Living with Holly through the passing of her mother has been quite an experience.

I now realize how easy I had it when my mother passed away several years ago. When the time came, one of my sisters moved in with mom as a full-time caregiver. Another sister took over mom’s financial affairs. And, again, when the time came, all of my sisters together, found a wonderful facility for mom’s last few months. I now understand that they shielded me from a lot of the nitty gritty details of the passing of a 98-year-old loved one. For that I will be eternally grateful. They gave me the gift of remembering mom the way I wanted to. I hope I have paid them back by assuming the responsibilities of being the executor of the estate.

Having lost her brother in 2019 and her father last October, Holly became everything and everyone in dealing with the passing of her mom. She didn’t even have the lessons we might have learned from the passing of my mother.

Frankly, neither of us had any inkling of what was to come after last October. Neither of us understood that Holly would be caring for a person she didn’t know and would have to live for the love she had for the person she remembered. She never told me that she had made a promise to her father on his dying day that she would ensure that her mother would pass there in the home they had shared for the past 55 years. That promise became Holly’s all-consuming mission for the next 10 months. She threw herself into her promise as if her life depended on it.

She studied like a student training for a career in elder care. She spent hours every day on the internet and reading books, becoming an expert in caring for people with severe dementia. I was amazed listening to her on the phone educating the professional caregivers on how handle and protect her mother. 

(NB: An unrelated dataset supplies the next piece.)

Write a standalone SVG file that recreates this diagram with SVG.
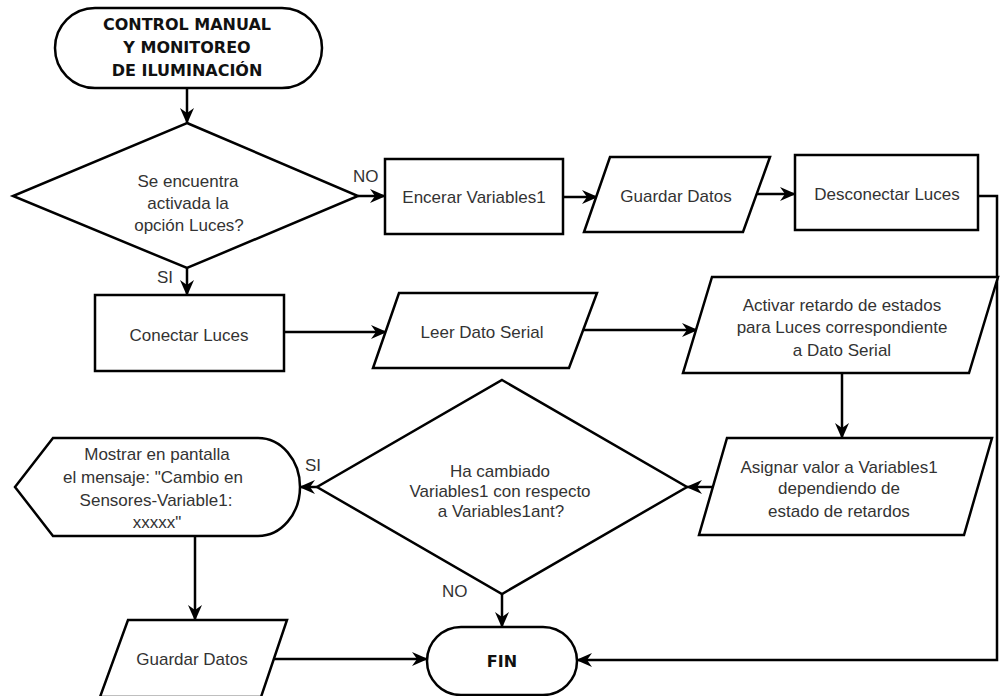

What made keeping the promise even more difficult was the constant pressure from her mom’s friends and distant relatives to have her placed in a facility. Holly was accused of being irresponsible for keeping her mom at home.

The ultimate irony was that in her last month, her mother didn’t understand that she was even at home. She would call Holly and beg her to come and take her back to her real home. Her dementia had her believing that she had been kidnapped and was being held captive in a place that was specially built to look like her home. Holly would patiently spend 45 minutes on the phone trying to help her mother understand that she really was at home, only to have it all fall apart an hour later.

I am absolutely humbled by the patience and love I have seen in Holly. And, so very proud of her steadfast devotion to a promise.

Sadly, the end came a few hours early as Holly and I waited on Concourse A for our delayed flight to Virginia. But, it was peaceful and it did come in their home, as promised to her father, which was his fervent wish.